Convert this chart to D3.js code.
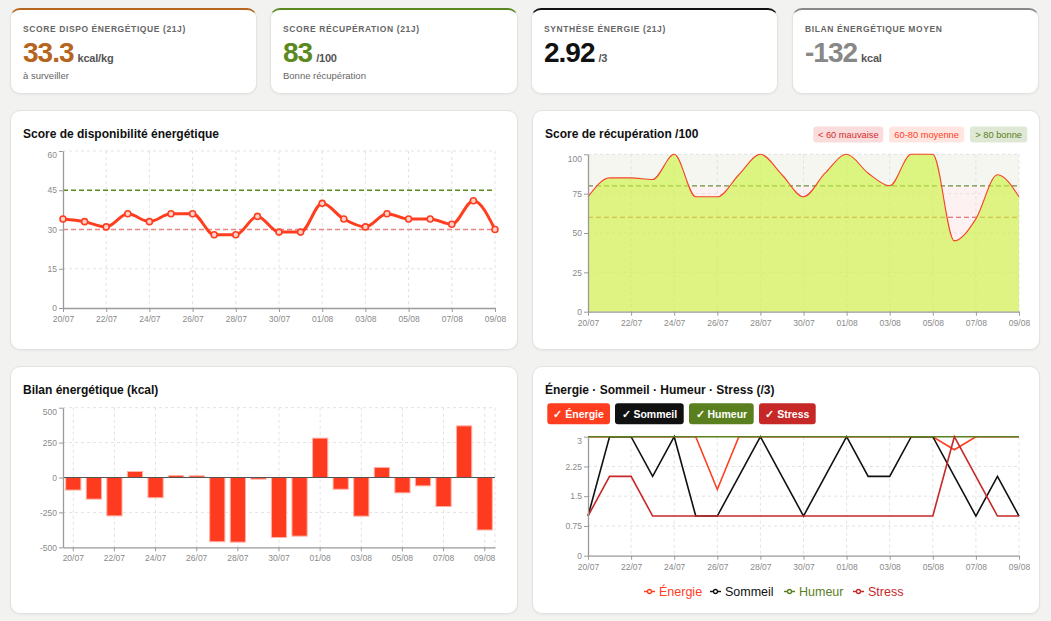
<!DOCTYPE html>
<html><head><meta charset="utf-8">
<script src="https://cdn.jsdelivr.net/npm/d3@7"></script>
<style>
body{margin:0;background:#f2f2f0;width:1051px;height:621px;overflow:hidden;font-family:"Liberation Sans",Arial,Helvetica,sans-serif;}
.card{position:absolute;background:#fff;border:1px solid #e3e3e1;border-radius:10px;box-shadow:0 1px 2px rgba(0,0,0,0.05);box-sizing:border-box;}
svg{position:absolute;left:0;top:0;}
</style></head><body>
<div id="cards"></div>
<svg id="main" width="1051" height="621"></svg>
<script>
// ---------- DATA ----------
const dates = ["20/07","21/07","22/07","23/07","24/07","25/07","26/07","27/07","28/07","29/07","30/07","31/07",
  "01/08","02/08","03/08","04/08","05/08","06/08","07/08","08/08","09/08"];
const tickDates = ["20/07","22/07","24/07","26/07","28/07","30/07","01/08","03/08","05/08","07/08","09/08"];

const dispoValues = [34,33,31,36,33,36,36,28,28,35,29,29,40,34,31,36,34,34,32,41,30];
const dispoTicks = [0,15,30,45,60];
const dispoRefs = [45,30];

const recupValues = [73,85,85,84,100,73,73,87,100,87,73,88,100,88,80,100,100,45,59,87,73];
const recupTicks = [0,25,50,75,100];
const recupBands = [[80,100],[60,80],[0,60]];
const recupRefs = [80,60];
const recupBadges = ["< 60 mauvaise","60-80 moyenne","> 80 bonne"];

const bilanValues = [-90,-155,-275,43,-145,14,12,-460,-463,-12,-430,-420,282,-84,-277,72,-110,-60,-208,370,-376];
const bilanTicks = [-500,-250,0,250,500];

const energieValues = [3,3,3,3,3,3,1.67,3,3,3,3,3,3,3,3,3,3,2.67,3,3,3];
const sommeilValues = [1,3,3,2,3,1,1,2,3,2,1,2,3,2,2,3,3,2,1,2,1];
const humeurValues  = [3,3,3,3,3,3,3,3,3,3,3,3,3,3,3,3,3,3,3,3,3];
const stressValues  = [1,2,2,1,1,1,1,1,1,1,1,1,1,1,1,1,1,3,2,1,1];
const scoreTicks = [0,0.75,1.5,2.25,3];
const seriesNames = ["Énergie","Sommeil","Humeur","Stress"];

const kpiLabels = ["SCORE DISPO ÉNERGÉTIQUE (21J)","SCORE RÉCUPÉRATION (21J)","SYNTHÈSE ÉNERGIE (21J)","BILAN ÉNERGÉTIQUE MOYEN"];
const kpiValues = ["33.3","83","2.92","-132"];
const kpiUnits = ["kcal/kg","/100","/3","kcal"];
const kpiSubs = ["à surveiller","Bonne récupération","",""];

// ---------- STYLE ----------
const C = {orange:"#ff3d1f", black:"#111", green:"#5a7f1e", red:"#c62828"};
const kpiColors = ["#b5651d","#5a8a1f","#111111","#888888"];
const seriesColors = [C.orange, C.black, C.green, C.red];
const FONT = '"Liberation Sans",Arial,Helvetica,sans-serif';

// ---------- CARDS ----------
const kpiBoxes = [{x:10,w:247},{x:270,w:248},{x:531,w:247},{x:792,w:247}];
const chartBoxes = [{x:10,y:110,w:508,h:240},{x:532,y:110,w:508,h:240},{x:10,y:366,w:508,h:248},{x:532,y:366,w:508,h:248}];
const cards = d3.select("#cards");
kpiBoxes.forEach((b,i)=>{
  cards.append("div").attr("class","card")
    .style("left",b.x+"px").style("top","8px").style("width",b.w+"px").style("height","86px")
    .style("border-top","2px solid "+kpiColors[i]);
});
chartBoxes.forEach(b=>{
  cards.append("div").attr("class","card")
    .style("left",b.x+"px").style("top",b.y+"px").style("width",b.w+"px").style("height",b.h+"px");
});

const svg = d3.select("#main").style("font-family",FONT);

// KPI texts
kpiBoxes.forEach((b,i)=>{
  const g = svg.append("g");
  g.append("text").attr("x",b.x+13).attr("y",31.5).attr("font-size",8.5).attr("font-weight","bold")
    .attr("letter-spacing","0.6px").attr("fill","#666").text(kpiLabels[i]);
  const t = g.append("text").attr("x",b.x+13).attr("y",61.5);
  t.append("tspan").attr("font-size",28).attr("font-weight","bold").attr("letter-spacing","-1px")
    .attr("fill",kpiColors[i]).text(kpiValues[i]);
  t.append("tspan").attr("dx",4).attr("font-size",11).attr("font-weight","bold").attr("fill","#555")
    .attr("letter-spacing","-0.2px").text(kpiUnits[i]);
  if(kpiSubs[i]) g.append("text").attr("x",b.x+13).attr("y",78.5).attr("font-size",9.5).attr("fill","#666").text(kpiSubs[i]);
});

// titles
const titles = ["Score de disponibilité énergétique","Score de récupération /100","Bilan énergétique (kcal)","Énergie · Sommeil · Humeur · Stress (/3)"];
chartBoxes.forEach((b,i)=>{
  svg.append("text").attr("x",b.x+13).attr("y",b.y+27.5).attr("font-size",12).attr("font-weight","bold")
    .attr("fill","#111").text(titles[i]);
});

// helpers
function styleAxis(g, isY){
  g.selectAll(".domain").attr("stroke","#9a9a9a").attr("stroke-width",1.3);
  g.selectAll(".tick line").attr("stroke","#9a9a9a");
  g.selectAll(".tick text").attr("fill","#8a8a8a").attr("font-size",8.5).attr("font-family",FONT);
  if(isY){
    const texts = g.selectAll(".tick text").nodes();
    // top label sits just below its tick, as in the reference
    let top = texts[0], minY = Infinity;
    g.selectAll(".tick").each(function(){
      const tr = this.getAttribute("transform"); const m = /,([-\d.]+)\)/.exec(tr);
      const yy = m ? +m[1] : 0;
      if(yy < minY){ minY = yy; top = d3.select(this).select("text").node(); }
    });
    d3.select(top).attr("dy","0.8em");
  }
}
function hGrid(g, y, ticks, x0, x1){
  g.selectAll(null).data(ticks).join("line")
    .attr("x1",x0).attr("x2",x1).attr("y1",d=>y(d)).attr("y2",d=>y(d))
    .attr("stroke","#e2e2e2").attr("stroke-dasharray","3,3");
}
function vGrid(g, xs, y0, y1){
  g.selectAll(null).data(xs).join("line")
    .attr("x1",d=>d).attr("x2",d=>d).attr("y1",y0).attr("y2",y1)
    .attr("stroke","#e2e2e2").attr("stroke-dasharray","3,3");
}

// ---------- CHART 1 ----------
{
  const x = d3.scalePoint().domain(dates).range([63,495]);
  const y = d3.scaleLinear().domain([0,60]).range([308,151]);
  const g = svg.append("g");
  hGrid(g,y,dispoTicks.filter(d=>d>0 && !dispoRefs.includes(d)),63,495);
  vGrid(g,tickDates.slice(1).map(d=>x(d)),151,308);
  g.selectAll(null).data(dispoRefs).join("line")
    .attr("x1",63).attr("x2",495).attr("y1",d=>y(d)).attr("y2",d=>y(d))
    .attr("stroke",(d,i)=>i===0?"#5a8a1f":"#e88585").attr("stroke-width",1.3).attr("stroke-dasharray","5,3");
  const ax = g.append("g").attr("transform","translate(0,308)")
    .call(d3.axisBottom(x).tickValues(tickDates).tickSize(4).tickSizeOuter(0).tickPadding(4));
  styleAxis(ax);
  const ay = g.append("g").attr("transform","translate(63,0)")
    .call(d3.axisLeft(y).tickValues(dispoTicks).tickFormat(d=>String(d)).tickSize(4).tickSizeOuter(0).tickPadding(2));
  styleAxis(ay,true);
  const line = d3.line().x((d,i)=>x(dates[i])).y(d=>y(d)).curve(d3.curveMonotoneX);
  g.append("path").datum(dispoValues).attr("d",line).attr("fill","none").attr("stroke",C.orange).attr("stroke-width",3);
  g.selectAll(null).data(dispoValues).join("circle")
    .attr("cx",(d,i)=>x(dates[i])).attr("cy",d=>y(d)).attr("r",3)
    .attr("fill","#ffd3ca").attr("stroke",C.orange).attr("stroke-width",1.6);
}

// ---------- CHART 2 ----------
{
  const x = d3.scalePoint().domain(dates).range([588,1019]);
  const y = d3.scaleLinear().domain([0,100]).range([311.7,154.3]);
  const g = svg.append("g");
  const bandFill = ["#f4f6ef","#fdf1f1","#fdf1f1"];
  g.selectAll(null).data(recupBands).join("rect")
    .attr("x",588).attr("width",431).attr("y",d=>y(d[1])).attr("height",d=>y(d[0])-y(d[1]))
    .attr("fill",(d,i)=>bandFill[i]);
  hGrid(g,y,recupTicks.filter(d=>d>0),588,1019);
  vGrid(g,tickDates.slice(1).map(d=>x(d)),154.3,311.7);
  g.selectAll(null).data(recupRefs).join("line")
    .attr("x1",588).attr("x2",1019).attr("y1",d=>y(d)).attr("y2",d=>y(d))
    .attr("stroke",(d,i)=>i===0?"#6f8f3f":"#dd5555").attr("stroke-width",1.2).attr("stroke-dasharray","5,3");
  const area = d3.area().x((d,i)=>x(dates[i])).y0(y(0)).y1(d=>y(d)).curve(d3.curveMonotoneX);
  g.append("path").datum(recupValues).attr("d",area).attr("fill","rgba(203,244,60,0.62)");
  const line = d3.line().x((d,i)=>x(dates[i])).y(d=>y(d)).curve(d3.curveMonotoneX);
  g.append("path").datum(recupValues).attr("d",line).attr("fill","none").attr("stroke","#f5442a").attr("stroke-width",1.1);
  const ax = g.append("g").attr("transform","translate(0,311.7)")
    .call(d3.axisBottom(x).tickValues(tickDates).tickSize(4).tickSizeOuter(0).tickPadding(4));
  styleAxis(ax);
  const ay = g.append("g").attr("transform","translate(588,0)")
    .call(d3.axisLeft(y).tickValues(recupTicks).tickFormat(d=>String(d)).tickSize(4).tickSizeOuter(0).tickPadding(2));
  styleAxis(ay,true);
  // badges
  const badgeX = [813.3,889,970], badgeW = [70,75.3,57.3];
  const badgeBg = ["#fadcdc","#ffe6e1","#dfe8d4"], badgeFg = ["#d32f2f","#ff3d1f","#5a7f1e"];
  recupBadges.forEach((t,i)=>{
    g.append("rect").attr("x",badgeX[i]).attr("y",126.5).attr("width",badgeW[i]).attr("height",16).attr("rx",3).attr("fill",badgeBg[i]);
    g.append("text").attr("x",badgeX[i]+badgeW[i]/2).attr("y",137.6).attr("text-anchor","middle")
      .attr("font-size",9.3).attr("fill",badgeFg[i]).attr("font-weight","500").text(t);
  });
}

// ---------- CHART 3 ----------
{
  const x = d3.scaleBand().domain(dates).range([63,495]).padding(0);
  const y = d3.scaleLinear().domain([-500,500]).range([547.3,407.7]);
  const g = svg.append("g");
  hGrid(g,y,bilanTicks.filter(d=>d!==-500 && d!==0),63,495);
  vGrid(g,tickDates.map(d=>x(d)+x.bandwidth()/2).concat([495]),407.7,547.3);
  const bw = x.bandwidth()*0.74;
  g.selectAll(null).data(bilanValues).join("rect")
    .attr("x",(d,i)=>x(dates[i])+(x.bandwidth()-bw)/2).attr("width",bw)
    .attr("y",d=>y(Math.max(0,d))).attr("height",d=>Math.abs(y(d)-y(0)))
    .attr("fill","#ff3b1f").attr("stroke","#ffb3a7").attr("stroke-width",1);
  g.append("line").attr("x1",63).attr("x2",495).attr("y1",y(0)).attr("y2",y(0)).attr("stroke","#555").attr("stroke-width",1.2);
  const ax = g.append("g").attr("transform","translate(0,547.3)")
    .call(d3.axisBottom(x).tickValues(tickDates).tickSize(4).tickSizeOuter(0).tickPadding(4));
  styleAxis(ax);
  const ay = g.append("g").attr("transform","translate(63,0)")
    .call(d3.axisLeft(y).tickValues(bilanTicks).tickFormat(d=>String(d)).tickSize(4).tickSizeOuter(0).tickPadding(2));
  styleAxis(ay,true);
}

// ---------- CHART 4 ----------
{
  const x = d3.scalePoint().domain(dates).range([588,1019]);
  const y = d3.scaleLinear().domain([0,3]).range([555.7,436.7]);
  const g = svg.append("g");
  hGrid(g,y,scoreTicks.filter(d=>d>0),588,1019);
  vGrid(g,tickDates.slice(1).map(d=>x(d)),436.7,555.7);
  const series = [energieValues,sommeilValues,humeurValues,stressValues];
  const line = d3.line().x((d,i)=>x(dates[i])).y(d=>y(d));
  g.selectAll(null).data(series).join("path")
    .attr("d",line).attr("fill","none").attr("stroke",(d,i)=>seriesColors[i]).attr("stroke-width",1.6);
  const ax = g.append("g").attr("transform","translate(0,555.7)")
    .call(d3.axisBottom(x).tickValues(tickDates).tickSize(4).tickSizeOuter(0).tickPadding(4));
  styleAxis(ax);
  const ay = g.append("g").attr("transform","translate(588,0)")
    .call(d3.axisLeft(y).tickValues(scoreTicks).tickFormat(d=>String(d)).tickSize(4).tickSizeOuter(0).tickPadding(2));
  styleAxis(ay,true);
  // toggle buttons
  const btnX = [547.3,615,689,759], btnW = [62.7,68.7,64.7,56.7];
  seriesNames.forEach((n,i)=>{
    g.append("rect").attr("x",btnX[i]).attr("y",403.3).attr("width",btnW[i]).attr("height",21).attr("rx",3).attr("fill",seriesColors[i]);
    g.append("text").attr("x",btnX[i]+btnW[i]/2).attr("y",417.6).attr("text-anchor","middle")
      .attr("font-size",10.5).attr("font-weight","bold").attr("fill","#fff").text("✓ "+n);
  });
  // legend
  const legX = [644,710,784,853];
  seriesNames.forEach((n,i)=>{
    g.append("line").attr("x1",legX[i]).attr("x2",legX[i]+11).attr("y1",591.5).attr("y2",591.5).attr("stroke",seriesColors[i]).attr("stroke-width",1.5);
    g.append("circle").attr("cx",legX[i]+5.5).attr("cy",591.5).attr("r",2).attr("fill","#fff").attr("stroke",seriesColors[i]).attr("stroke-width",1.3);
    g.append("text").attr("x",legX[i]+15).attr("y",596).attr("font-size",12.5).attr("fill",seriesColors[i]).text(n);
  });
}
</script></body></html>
____
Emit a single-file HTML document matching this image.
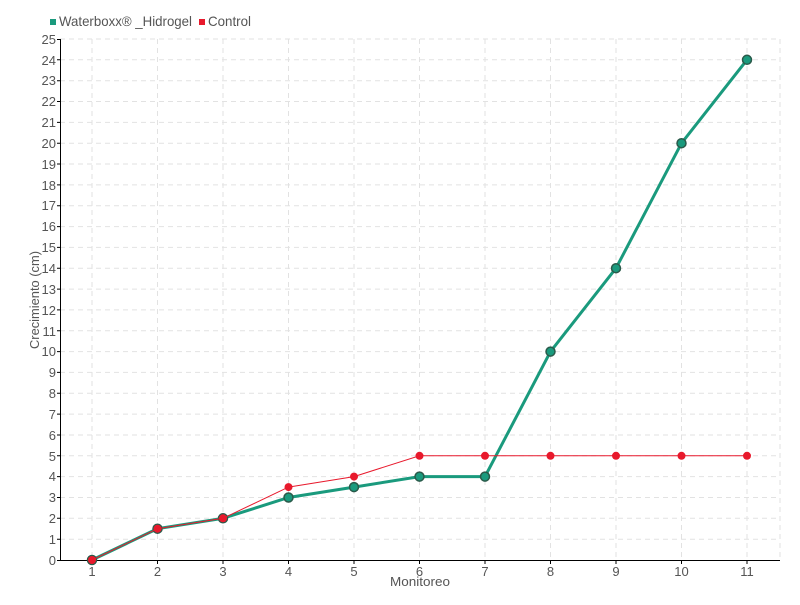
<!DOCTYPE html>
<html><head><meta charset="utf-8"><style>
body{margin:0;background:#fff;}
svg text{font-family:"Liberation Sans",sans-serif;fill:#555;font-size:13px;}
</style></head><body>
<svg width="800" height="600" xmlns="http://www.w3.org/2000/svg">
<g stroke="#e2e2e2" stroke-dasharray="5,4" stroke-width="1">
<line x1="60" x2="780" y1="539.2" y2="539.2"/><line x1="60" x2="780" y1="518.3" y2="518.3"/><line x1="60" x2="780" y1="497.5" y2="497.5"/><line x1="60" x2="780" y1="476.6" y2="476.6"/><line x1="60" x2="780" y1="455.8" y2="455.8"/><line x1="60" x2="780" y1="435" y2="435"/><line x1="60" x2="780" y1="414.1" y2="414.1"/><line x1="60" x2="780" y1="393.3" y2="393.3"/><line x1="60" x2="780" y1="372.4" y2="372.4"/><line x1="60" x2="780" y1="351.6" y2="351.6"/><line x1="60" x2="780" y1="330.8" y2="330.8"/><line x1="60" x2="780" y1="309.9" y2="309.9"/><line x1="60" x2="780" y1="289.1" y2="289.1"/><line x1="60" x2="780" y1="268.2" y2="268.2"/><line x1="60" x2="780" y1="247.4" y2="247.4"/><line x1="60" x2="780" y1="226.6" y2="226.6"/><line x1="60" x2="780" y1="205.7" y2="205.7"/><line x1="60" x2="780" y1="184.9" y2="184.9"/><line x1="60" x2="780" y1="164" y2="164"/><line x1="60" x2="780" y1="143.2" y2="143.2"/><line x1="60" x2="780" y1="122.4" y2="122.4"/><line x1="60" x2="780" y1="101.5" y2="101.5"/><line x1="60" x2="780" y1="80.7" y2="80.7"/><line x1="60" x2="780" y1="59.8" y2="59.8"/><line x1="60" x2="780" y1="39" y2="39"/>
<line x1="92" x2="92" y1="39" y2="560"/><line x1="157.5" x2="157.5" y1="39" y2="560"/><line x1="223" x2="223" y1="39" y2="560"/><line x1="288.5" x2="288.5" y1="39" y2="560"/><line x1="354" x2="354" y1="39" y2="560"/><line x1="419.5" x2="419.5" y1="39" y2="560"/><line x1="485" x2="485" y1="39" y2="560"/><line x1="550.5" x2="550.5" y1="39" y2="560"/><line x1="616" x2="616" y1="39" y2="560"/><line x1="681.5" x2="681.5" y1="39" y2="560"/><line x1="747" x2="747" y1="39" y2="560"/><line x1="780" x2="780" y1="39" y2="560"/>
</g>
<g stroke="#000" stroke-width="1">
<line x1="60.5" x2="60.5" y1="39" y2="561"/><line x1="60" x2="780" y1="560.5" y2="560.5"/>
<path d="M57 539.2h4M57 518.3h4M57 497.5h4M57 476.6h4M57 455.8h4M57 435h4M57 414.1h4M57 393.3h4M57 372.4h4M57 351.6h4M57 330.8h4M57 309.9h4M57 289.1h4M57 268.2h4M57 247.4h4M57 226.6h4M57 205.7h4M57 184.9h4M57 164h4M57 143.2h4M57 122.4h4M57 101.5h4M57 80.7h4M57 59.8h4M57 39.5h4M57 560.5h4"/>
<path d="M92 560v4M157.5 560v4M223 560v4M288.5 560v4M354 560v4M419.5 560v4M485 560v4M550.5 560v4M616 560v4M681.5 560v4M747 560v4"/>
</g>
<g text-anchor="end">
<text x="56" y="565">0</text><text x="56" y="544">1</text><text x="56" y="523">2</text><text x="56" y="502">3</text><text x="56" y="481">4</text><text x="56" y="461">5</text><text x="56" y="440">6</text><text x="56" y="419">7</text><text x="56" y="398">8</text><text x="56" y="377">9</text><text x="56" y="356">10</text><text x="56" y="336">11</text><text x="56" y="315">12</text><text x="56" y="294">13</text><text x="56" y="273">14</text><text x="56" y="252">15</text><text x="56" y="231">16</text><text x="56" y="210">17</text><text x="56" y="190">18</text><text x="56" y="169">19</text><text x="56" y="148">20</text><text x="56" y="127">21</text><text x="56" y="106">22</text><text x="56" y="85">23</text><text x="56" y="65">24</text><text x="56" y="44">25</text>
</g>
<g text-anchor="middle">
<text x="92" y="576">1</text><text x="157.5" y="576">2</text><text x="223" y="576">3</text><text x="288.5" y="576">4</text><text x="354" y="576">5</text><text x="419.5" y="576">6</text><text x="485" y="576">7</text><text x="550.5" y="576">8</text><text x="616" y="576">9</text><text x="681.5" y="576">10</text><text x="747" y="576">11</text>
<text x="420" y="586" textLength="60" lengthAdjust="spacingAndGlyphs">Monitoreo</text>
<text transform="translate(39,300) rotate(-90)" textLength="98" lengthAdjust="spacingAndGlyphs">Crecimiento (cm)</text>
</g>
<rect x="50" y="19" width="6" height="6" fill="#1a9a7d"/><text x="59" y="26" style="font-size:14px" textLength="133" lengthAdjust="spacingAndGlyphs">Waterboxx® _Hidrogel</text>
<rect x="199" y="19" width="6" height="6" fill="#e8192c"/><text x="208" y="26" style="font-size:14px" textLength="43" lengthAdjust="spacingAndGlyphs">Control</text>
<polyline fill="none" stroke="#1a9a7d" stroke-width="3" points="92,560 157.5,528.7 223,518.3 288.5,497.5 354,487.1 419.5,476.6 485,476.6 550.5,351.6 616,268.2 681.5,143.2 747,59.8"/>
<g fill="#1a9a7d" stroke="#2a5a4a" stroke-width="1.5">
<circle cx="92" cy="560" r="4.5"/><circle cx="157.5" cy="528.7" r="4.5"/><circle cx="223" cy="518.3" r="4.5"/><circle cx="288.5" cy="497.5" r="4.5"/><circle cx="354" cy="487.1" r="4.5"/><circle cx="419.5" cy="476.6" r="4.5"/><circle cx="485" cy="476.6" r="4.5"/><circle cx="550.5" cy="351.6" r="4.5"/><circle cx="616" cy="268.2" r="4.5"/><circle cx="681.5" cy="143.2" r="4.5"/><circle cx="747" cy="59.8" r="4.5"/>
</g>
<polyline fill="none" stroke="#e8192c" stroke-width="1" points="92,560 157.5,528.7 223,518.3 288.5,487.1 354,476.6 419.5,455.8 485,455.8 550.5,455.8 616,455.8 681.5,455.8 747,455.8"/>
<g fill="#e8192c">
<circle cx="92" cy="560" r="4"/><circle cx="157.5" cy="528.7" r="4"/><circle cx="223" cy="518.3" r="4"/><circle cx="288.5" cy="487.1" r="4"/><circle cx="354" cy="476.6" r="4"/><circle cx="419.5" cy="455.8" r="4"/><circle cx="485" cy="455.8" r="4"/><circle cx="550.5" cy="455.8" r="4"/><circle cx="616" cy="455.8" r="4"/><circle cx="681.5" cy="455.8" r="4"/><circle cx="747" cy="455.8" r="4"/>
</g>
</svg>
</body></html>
____
Only the lines from the one with "Convert this chart to D3.js code." down to the one with "const bilanTicks = [-500,-250,0,250,500];" belong in your copy, both ends included; write them out exactly and skip any pictures.

Convert this chart to D3.js code.
<!DOCTYPE html>
<html><head><meta charset="utf-8">
<script src="https://cdn.jsdelivr.net/npm/d3@7"></script>
<style>
body{margin:0;background:#f2f2f0;width:1051px;height:621px;overflow:hidden;font-family:"Liberation Sans",Arial,Helvetica,sans-serif;}
.card{position:absolute;background:#fff;border:1px solid #e3e3e1;border-radius:10px;box-shadow:0 1px 2px rgba(0,0,0,0.05);box-sizing:border-box;}
svg{position:absolute;left:0;top:0;}
</style></head><body>
<div id="cards"></div>
<svg id="main" width="1051" height="621"></svg>
<script>
// ---------- DATA ----------
const dates = ["20/07","21/07","22/07","23/07","24/07","25/07","26/07","27/07","28/07","29/07","30/07","31/07",
  "01/08","02/08","03/08","04/08","05/08","06/08","07/08","08/08","09/08"];
const tickDates = ["20/07","22/07","24/07","26/07","28/07","30/07","01/08","03/08","05/08","07/08","09/08"];

const dispoValues = [34,33,31,36,33,36,36,28,28,35,29,29,40,34,31,36,34,34,32,41,30];
const dispoTicks = [0,15,30,45,60];
const dispoRefs = [45,30];

const recupValues = [73,85,85,84,100,73,73,87,100,87,73,88,100,88,80,100,100,45,59,87,73];
const recupTicks = [0,25,50,75,100];
const recupBands = [[80,100],[60,80],[0,60]];
const recupRefs = [80,60];
const recupBadges = ["< 60 mauvaise","60-80 moyenne","> 80 bonne"];

const bilanValues = [-90,-155,-275,43,-145,14,12,-460,-463,-12,-430,-420,282,-84,-277,72,-110,-60,-208,370,-376];
const bilanTicks = [-500,-250,0,250,500];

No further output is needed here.